Best I can do is when a train sides out near some grapes or peaches, but I guess that isn't what you're talking about.

I've made wine with wild blackberries, add a little water, sugar, yeast, citric acid, some patience and you'll be drinking in a few weeks.


----------



## wizehop (May 17, 2014)

Chives and leeks are the shit..I don't fucking get the fiddle heads thing..tastes like fucking grass too me, which I'll admit as a child I loved to eat and spit green; but these days when I hear everyone going on about them I think to myself that they are indeed fucked in the mouth.
But berries are the shit, mostly wild raspberries, and black berries. they grow so nicely along train tracks you almost think god put them there for us to enjoy. Blueberries are cool too, but so much work. Some times I like to forge Whiskey of all types, Enjoying some Jim Beam Black now...but that is found in human dwellings so not as cool.
My old man was into picking mushrooms, but I don't have the know how to risk it any time soon.


----------



## Tude (May 17, 2014)

chives and leeks yes - and yeah Wizehop - not crazy about fiddleheads - some people are crazy about them - I even see them in my high end grocery stores - but yeah - grassy kind of --- and I wanted them to taste more like asparagus. I don't get down much to the family's cabin now a days but there in PA I collected a lot (er I mean fought off the deer) for the wild asparagus.

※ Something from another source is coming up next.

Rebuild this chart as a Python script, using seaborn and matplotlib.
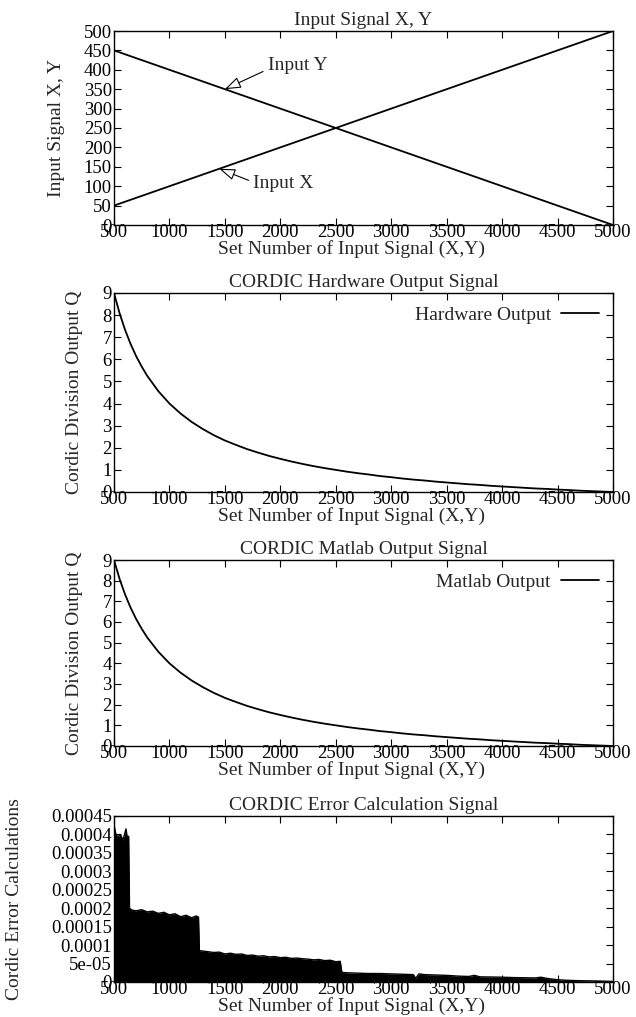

That was good stuff.


----------



## Kim Chee (Jun 2, 2014)

Be sure to cook the fiddleheads appropriately or risk shitting yourself:
http://dpic.org/faq/fiddleheads


----------



## Hylyx (Jun 3, 2014)

I love finding fennel when it's not right next to a highway or something, the green part is a great seasoning and you can cut and fry up the bulbs and it's fucking delicious in burritos or chili.
Miner's lettuce makes bomb salads. Pine tips in the spring are a yummy snack, too. 
Where do you forage for whiskey? I could go for some!


----------



## autumn (Jul 14, 2014)

Water vines run rampant in upstate New York. Crack one open with an axe or machete (they're very thick and hard) and it'll flow like a faucet for hours. If you stab a hole in it with a knife it will drip for days.


----------



## buffalobill (Aug 8, 2014)

Grapes from Napa river grill haha


----------